Analytic mapping from disk to disk must be rational

[Grothard]

Let f(x) be a function which is defined in the open unit disk (|z| < 1) and is analytic there. f(z) maps the unit disk onto itself k times, meaning |f(z)| < 1 for all |z| < 1 and every point in the unit disk has k preimages under f(z). Prove that f(z) must be a rational function. Furthermore, show that the degree of its denominator cannot exceed k.

If this was limited to k=1 I think we could use the Riemann mapping theorem, but for larger k I am quite lost. How does one go about proving that an arbitrary analytic function with these givens must be rational? I've seen a form of this question in several places, but I still can't grasp how one would tackle such a problem.

 

[mathwonk]

I think under these hypotheses, probably k must be 1. and then we are concerned with automorphisms of the unit disc, all fractional linear transformations.

 

[micromass]

I think under these hypotheses, probably k must be 1. and then we are concerned with automorphisms of the unit disc, all fractional linear transformations.

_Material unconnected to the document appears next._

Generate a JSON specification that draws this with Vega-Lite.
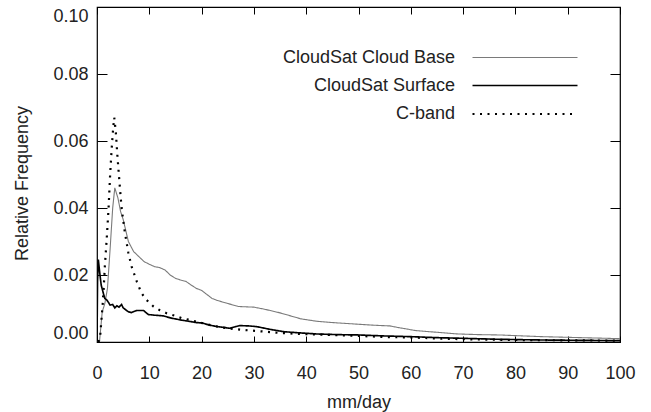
{
  "$schema": "https://vega.github.io/schema/vega-lite/v6.json",
  "width": 523,
  "height": 335,
  "autosize": {"type": "none"},
  "padding": {"left": 97, "top": 7, "right": 31, "bottom": 70},
  "background": "white",
  "config": {
    "view": {"stroke": "black", "strokeWidth": 1.2},
    "font": "Liberation Sans",
    "axis": {
      "labelFont": "Liberation Sans", "titleFont": "Liberation Sans",
      "labelFontSize": 18, "titleFontSize": 18,
      "labelColor": "#222", "titleColor": "#222", "titleFontWeight": "normal",
      "grid": false, "domain": false, "tickColor": "black", "tickWidth": 1
    }
  },
  "data": {"values": [
    {"s": "CloudSat Cloud Base", "x": 0, "y": 0},
    {"s": "CloudSat Cloud Base", "x": 0.5, "y": 0.0005},
    {"s": "CloudSat Cloud Base", "x": 1.0, "y": 0.009},
    {"s": "CloudSat Cloud Base", "x": 1.5, "y": 0.0115},
    {"s": "CloudSat Cloud Base", "x": 2.0, "y": 0.016},
    {"s": "CloudSat Cloud Base", "x": 2.5, "y": 0.0276},
    {"s": "CloudSat Cloud Base", "x": 3.0, "y": 0.040},
    {"s": "CloudSat Cloud Base", "x": 3.4, "y": 0.046},
    {"s": "CloudSat Cloud Base", "x": 4.0, "y": 0.043},
    {"s": "CloudSat Cloud Base", "x": 4.5, "y": 0.039},
    {"s": "CloudSat Cloud Base", "x": 5.0, "y": 0.0366},
    {"s": "CloudSat Cloud Base", "x": 6.0, "y": 0.030},
    {"s": "CloudSat Cloud Base", "x": 7.0, "y": 0.027},
    {"s": "CloudSat Cloud Base", "x": 8.0, "y": 0.0255},
    {"s": "CloudSat Cloud Base", "x": 9.0, "y": 0.024},
    {"s": "CloudSat Cloud Base", "x": 10.0, "y": 0.0232},
    {"s": "CloudSat Cloud Base", "x": 11.0, "y": 0.0225},
    {"s": "CloudSat Cloud Base", "x": 12.0, "y": 0.0222},
    {"s": "CloudSat Cloud Base", "x": 13.0, "y": 0.0215},
    {"s": "CloudSat Cloud Base", "x": 14.0, "y": 0.020},
    {"s": "CloudSat Cloud Base", "x": 15.0, "y": 0.019},
    {"s": "CloudSat Cloud Base", "x": 16.0, "y": 0.0185},
    {"s": "CloudSat Cloud Base", "x": 17.0, "y": 0.0181},
    {"s": "CloudSat Cloud Base", "x": 18.0, "y": 0.017},
    {"s": "CloudSat Cloud Base", "x": 19.0, "y": 0.016},
    {"s": "CloudSat Cloud Base", "x": 20.0, "y": 0.0154},
    {"s": "CloudSat Cloud Base", "x": 21.0, "y": 0.0142},
    {"s": "CloudSat Cloud Base", "x": 22.0, "y": 0.013},
    {"s": "CloudSat Cloud Base", "x": 23.0, "y": 0.0124},
    {"s": "CloudSat Cloud Base", "x": 25.0, "y": 0.0115},
    {"s": "CloudSat Cloud Base", "x": 27.0, "y": 0.0106},
    {"s": "CloudSat Cloud Base", "x": 30.0, "y": 0.0104},
    {"s": "CloudSat Cloud Base", "x": 32.0, "y": 0.0098},
    {"s": "CloudSat Cloud Base", "x": 35.0, "y": 0.0087},
    {"s": "CloudSat Cloud Base", "x": 37.0, "y": 0.0078},
    {"s": "CloudSat Cloud Base", "x": 39.0, "y": 0.0069},
    {"s": "CloudSat Cloud Base", "x": 42.0, "y": 0.0062},
    {"s": "CloudSat Cloud Base", "x": 45.0, "y": 0.0058},
    {"s": "CloudSat Cloud Base", "x": 47.0, "y": 0.0056},
    {"s": "CloudSat Cloud Base", "x": 50.0, "y": 0.0053},
    {"s": "CloudSat Cloud Base", "x": 53.0, "y": 0.0050},
    {"s": "CloudSat Cloud Base", "x": 56.0, "y": 0.0048},
    {"s": "CloudSat Cloud Base", "x": 58.0, "y": 0.0042},
    {"s": "CloudSat Cloud Base", "x": 61.0, "y": 0.0034},
    {"s": "CloudSat Cloud Base", "x": 65.0, "y": 0.0029},
    {"s": "CloudSat Cloud Base", "x": 69.0, "y": 0.0024},
    {"s": "CloudSat Cloud Base", "x": 73.0, "y": 0.0022},
    {"s": "CloudSat Cloud Base", "x": 77.0, "y": 0.0021},
    {"s": "CloudSat Cloud Base", "x": 80.0, "y": 0.0019},
    {"s": "CloudSat Cloud Base", "x": 85.0, "y": 0.0016},
    {"s": "CloudSat Cloud Base", "x": 90.0, "y": 0.0014},
    {"s": "CloudSat Cloud Base", "x": 95.0, "y": 0.0012},
    {"s": "CloudSat Cloud Base", "x": 100.0, "y": 0.0010},
    {"s": "CloudSat Surface", "x": 0, "y": 0},
    {"s": "CloudSat Surface", "x": 0.1, "y": 0.018},
    {"s": "CloudSat Surface", "x": 0.25, "y": 0.0246},
    {"s": "CloudSat Surface", "x": 0.5, "y": 0.021},
    {"s": "CloudSat Surface", "x": 0.8, "y": 0.017},
    {"s": "CloudSat Surface", "x": 1.2, "y": 0.0146},
    {"s": "CloudSat Surface", "x": 1.5, "y": 0.013},
    {"s": "CloudSat Surface", "x": 1.85, "y": 0.0126},
    {"s": "CloudSat Surface", "x": 2.2, "y": 0.0118},
    {"s": "CloudSat Surface", "x": 2.5, "y": 0.011},
    {"s": "CloudSat Surface", "x": 3.0, "y": 0.0112},
    {"s": "CloudSat Surface", "x": 3.4, "y": 0.0102},
    {"s": "CloudSat Surface", "x": 3.8, "y": 0.0108},
    {"s": "CloudSat Surface", "x": 4.2, "y": 0.0104},
    {"s": "CloudSat Surface", "x": 4.7, "y": 0.0112},
    {"s": "CloudSat Surface", "x": 5.0, "y": 0.0102},
    {"s": "CloudSat Surface", "x": 5.5, "y": 0.0096},
    {"s": "CloudSat Surface", "x": 6.0, "y": 0.009},
    {"s": "CloudSat Surface", "x": 6.6, "y": 0.0088},
    {"s": "CloudSat Surface", "x": 7.2, "y": 0.0092},
    {"s": "CloudSat Surface", "x": 7.6, "y": 0.0094},
    {"s": "CloudSat Surface", "x": 8.3, "y": 0.0094},
    {"s": "CloudSat Surface", "x": 8.9, "y": 0.0094},
    {"s": "CloudSat Surface", "x": 9.8, "y": 0.0082},
    {"s": "CloudSat Surface", "x": 11.0, "y": 0.008},
    {"s": "CloudSat Surface", "x": 12.7, "y": 0.0078},
    {"s": "CloudSat Surface", "x": 14.0, "y": 0.0072},
    {"s": "CloudSat Surface", "x": 15.9, "y": 0.0066},
    {"s": "CloudSat Surface", "x": 17.5, "y": 0.0062},
    {"s": "CloudSat Surface", "x": 19.0, "y": 0.0058},
    {"s": "CloudSat Surface", "x": 20.0, "y": 0.0057},
    {"s": "CloudSat Surface", "x": 21.6, "y": 0.005},
    {"s": "CloudSat Surface", "x": 23.0, "y": 0.0046},
    {"s": "CloudSat Surface", "x": 25.4, "y": 0.0041},
    {"s": "CloudSat Surface", "x": 26.5, "y": 0.0046},
    {"s": "CloudSat Surface", "x": 27.3, "y": 0.0049},
    {"s": "CloudSat Surface", "x": 29.0, "y": 0.0048},
    {"s": "CloudSat Surface", "x": 30.5, "y": 0.0046},
    {"s": "CloudSat Surface", "x": 33.0, "y": 0.0038},
    {"s": "CloudSat Surface", "x": 35.6, "y": 0.0031},
    {"s": "CloudSat Surface", "x": 38.0, "y": 0.0028},
    {"s": "CloudSat Surface", "x": 42.0, "y": 0.0024},
    {"s": "CloudSat Surface", "x": 46.0, "y": 0.0022},
    {"s": "CloudSat Surface", "x": 50.0, "y": 0.0021},
    {"s": "CloudSat Surface", "x": 55.0, "y": 0.0018},
    {"s": "CloudSat Surface", "x": 60.0, "y": 0.0016},
    {"s": "CloudSat Surface", "x": 65.0, "y": 0.0013},
    {"s": "CloudSat Surface", "x": 70.0, "y": 0.0011},
    {"s": "CloudSat Surface", "x": 77.0, "y": 0.0008},
    {"s": "CloudSat Surface", "x": 85.0, "y": 0.0006},
    {"s": "CloudSat Surface", "x": 92.0, "y": 0.0005},
    {"s": "CloudSat Surface", "x": 100.0, "y": 0.0004},
    {"s": "C-band", "x": 0.3, "y": 0},
    {"s": "C-band", "x": 0.6, "y": 0.0016},
    {"s": "C-band", "x": 0.9, "y": 0.0076},
    {"s": "C-band", "x": 1.2, "y": 0.0136},
    {"s": "C-band", "x": 1.5, "y": 0.0226},
    {"s": "C-band", "x": 1.85, "y": 0.0306},
    {"s": "C-band", "x": 2.2, "y": 0.0396},
    {"s": "C-band", "x": 2.5, "y": 0.0496},
    {"s": "C-band", "x": 2.8, "y": 0.0576},
    {"s": "C-band", "x": 3.1, "y": 0.064},
    {"s": "C-band", "x": 3.3, "y": 0.067},
    {"s": "C-band", "x": 3.6, "y": 0.0626},
    {"s": "C-band", "x": 3.9, "y": 0.0556},
    {"s": "C-band", "x": 4.3, "y": 0.0476},
    {"s": "C-band", "x": 4.7, "y": 0.040},
    {"s": "C-band", "x": 5.3, "y": 0.033},
    {"s": "C-band", "x": 6.0, "y": 0.0266},
    {"s": "C-band", "x": 6.6, "y": 0.0226},
    {"s": "C-band", "x": 7.6, "y": 0.0181},
    {"s": "C-band", "x": 8.5, "y": 0.0146},
    {"s": "C-band", "x": 9.5, "y": 0.0125},
    {"s": "C-band", "x": 10.8, "y": 0.0106},
    {"s": "C-band", "x": 12.0, "y": 0.0095},
    {"s": "C-band", "x": 13.3, "y": 0.0086},
    {"s": "C-band", "x": 15.0, "y": 0.0078},
    {"s": "C-band", "x": 16.2, "y": 0.0071},
    {"s": "C-band", "x": 18.0, "y": 0.0065},
    {"s": "C-band", "x": 19.0, "y": 0.0061},
    {"s": "C-band", "x": 21.0, "y": 0.0053},
    {"s": "C-band", "x": 23.0, "y": 0.0046},
    {"s": "C-band", "x": 25.0, "y": 0.0041},
    {"s": "C-band", "x": 28.0, "y": 0.0036},
    {"s": "C-band", "x": 32.0, "y": 0.0031},
    {"s": "C-band", "x": 35.0, "y": 0.0027},
    {"s": "C-band", "x": 39.0, "y": 0.0024},
    {"s": "C-band", "x": 45.0, "y": 0.0021},
    {"s": "C-band", "x": 50.0, "y": 0.0018},
    {"s": "C-band", "x": 55.0, "y": 0.0015},
    {"s": "C-band", "x": 61.0, "y": 0.0013},
    {"s": "C-band", "x": 66.0, "y": 0.001},
    {"s": "C-band", "x": 71.0, "y": 0.0008},
    {"s": "C-band", "x": 80.0, "y": 0.0006},
    {"s": "C-band", "x": 90.0, "y": 0.0005},
    {"s": "C-band", "x": 100.0, "y": 0.0004}
  ]},
  "layer": [
    {
      "mark": {"type": "line", "interpolate": "linear", "strokeCap": "butt", "clip": true},
      "encoding": {
        "x": {
          "field": "x", "type": "quantitative",
          "scale": {"domain": [0, 100], "nice": false, "zero": false},
          "axis": {
            "orient": "bottom", "values": [0, 10, 20, 30, 40, 50, 60, 70, 80, 90, 100],
            "tickSize": -6, "labelPadding": 42, "labelBaseline": "alphabetic", "labelFlush": false,
            "title": "mm/day", "titleBaseline": "alphabetic", "titleY": 65
          }
        },
        "y": {
          "field": "y", "type": "quantitative",
          "scale": {"domain": [0, 0.1], "nice": false, "zero": false},
          "axis": {
            "orient": "left", "values": [0, 0.02, 0.04, 0.06, 0.08, 0.1], "format": ".2f",
            "tickSize": -10, "labelPadding": 19, "labelFlush": true,
            "title": "Relative Frequency", "titleX": -66, "titleY": 176
          }
        },
        "color": {
          "field": "s", "type": "nominal",
          "scale": {"domain": ["CloudSat Cloud Base", "CloudSat Surface", "C-band"], "range": ["#7a7a7a", "#000000", "#000000"]},
          "legend": {
            "orient": "none", "legendX": 416, "legendY": 39, "title": null,
            "symbolType": "M-5,0H5", "symbolSize": 441, "labelAlign": "right", "labelOffset": -82,
            "labelFontSize": 18, "labelFont": "Liberation Sans", "labelColor": "#222", "rowPadding": 7, "labelLimit": 0
          }
        },
        "strokeDash": {
          "field": "s", "type": "nominal",
          "scale": {"domain": ["CloudSat Cloud Base", "CloudSat Surface", "C-band"], "range": [[1, 0], [1, 0], [2, 5.5]]},
          "legend": {
            "orient": "none", "legendX": 416, "legendY": 39, "title": null,
            "symbolType": "M-5,0H5", "symbolSize": 441, "labelAlign": "right", "labelOffset": -82,
            "labelFontSize": 18, "labelFont": "Liberation Sans", "labelColor": "#222", "rowPadding": 7, "labelLimit": 0
          }
        },
        "strokeWidth": {
          "field": "s", "type": "nominal",
          "scale": {"domain": ["CloudSat Cloud Base", "CloudSat Surface", "C-band"], "range": [1.1, 2.2, 2.2]},
          "legend": {
            "orient": "none", "legendX": 416, "legendY": 39, "title": null,
            "symbolType": "M-5,0H5", "symbolSize": 441, "labelAlign": "right", "labelOffset": -82,
            "labelFontSize": 18, "labelFont": "Liberation Sans", "labelColor": "#222", "rowPadding": 7, "labelLimit": 0
          }
        }
      }
    },
    {
      "mark": {"type": "point", "opacity": 0},
      "encoding": {
        "x": {
          "field": "x", "type": "quantitative",
          "axis": {"orient": "top", "values": [0, 10, 20, 30, 40, 50, 60, 70, 80, 90, 100], "tickSize": -7, "labels": false, "title": null}
        },
        "y": {
          "field": "y", "type": "quantitative",
          "axis": {"orient": "right", "values": [0, 0.02, 0.04, 0.06, 0.08, 0.1], "tickSize": -10, "labels": false, "title": null}
        }
      }
    }
  ],
  "resolve": {"axis": {"x": "independent", "y": "independent"}}
}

What about f(z)=z^2. This seems to satisfy the conditions? Except of course that 0 only has 1 preimage. It does have 2 preimage counting multiplicity, so I wonder whether to count the preimages with multiplicity or not.

 

[Grothard]

What about f(z)=z^2. This seems to satisfy the conditions? Except of course that 0 only has 1 preimage. It does have 2 preimage counting multiplicity, so I wonder whether to count the preimages with multiplicity or not.

I do believe we should consider the multiplicity; my language was imprecise as I was paraphrasing the problem I've encountered in several sources before. I think f(z)=z^n are precisely the types of functions we are looking for. But I have no clue how to show that any arbitrary analytic function that covers the unit disk in this way must be rational. I feel like there's a theorem I'm missing.

 

[mathwonk]

i was using the fact that he did not use multiplicities for counting preimages.